Но здесь судили. В непробиваемой тишине судили и Ивана Петровича, и испущенные им некогда расплывчатые голубые тени. Судили молчанием.
«Меня отлучат», — решил Иван Петрович, и от этой мысли сделалось ему, как никогда, тоскливо и пусто.
Зал перестал кружиться. Сияние померкло — словно поглотилось бесконечно высоким потолком. Судья и тени медленно таяли. Только Макар Викентьевич Фросин немного задержался — видимо, он совсем не спешил таять. Он сочувственно кивнул Крабову и развел руками — дескать, ничего не поделаешь, потом встал из-за стола и подошел к внезапно возникшей позади него стене. Подошел, снял с огромного гвоздя с нелепо расквашенной шляпкой свою фуражку и исчез за зарешеченной дверью,
Зал на глазах сжимался, схлопывался все быстрей и быстрей, и теням некуда было деваться — тем, что не покинули зал вслед за судьями, — они метались по оставшемуся пространству, тревожно шелестели, пытались раствориться в сгустившемся воздухе, но, видимо, безуспешно. И некоторые стали прятаться в Ивана Петровича, легко и безболезненно проникая сквозь его кожу.
Наконец, стены вплотную подступили к Крабову, слизнув песочный замок у его ног, и он понял, что сейчас сольется с этими стенами, если попросту не будет раздавлен ими.
«Может быть, это только сон?» — мелькнула в голове никчемная догадка и тут же испарилась, поскольку в зале Страшного Суда, оказавшегося вовсе не страшным и, пожалуй, не совсем судом, больше не осталось места ни для голубых теней, ни для самого Крабова, ни даже для этого крошечного кванта мысли…
18
Возможно, из-за этого апокалипсического сжатия в точку Иван Петрович встретил очередную свою субботу с легкой головной болью. На кухне буйствовал Игорек. Анна Игоревна увещевала его, по мере сил своих утихомиривала, но без особого успеха. Только взгляд на часы осветил для Ивана Петровича природу сыновьева бунта. Было как раз 8-30, а он, благородный отец семейства и знатный ковробоец, все еще валялся в постели.
Но в ровном журчании Аннушкиного голоса ни малейших намеков на свое разгильдяйство он не уловил. Она появилась в спальном углу минут через десять, без всякого упрека взглянула на мужа и спокойно, как будто никакого беспрецедентного нарушения режима не было и в помине, сказала:
— Проснулся? Тогда пошли завтракать, а то Игорешка зверствует.

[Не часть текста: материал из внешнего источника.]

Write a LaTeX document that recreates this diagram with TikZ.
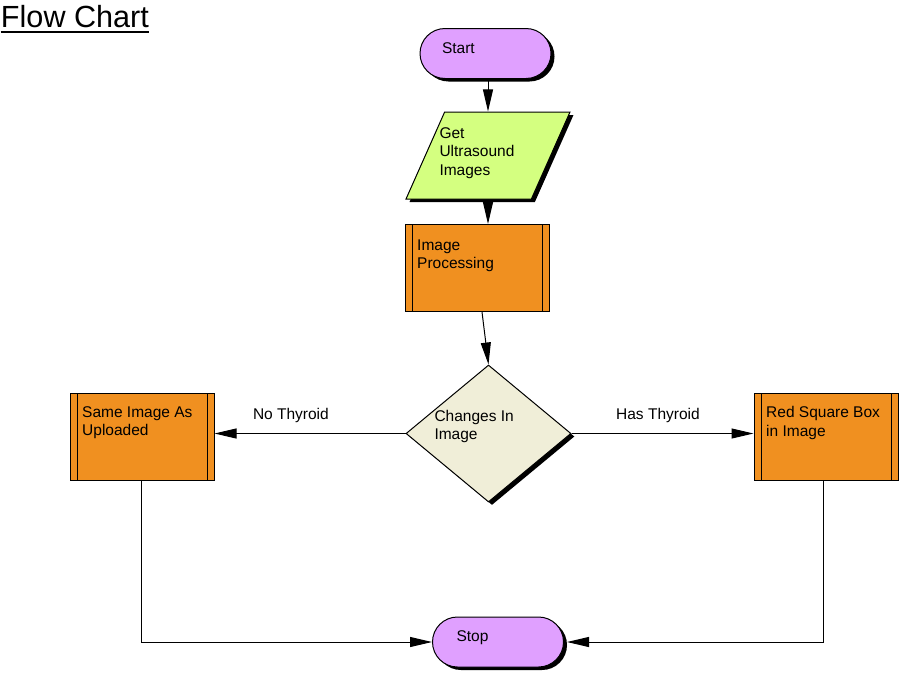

И вот что странно — ни одной обидной или похвальной мысли в адрес Ивана Петровича она не имела, похоже — мысли вообще отсутствовали, вернее не прослушивались. Иван Петрович поразился. Супруга без активной оценки окружающего мира представилась ему чем-то фантастически-инопланетным, внеземным и потому требующим немедленного объяснения. И эта потребность подтолкнула его к крупному открытию, утешитедьному, хотя и не слишком приятному, — видимо, он утратил свой проклятый замечательный дар, утратил безвозвратно.
«Чему удивляться? — подумал он. — Наверное, сегодня ночью я не оправдал доверия. Вот уж, действительно, оконфузился — супротив Господней воли попер. Смешно…»
Не то, чтоб ему было очень смешно, однако ситуация больно ловко окрашивалась в иронические тона и оттого становилась не столь уж мрачной и достойной сожаления.
«Да и о чем жалеть? — думал он. — Не о чем тут жалеть. Ничего хорошего из угадывания чужих мыслей не получается. Если б меньше угадывал, не пылились бы мои старые бумаги на антресолях. А может, и не пылятся, может, Аннушка давно их в макулатуру сдала, и теперь эти пропылившиеся голубые тени превратились в какой-нибудь серый томик Дюма?»
От такой мысли Иван Петрович взгрустнул. Захотелось разыскать все эти бумаги, перечитать их, понять, если это еще возможно, и продолжить, главное — продолжить.
И время складывалось удачно — два выходных, никуда не надо бежать.
«Как же не надо? — вспомнил Иван Петрович. — А к Ломацкому? И Фросин должен прийти с бутылкой „Наполеона“ и рассказать о триумфальном допросе Пыпина. Хоть и злится на меня, но непременно расскажет. И Ломацкий, и Аронов, и даже Фанечка станут смотреть на меня с интересом — ай да Шерлок Холмс!..»
— Ванюша, завтракать пошли, — прервала эти приятные размышления Анна Игоревна.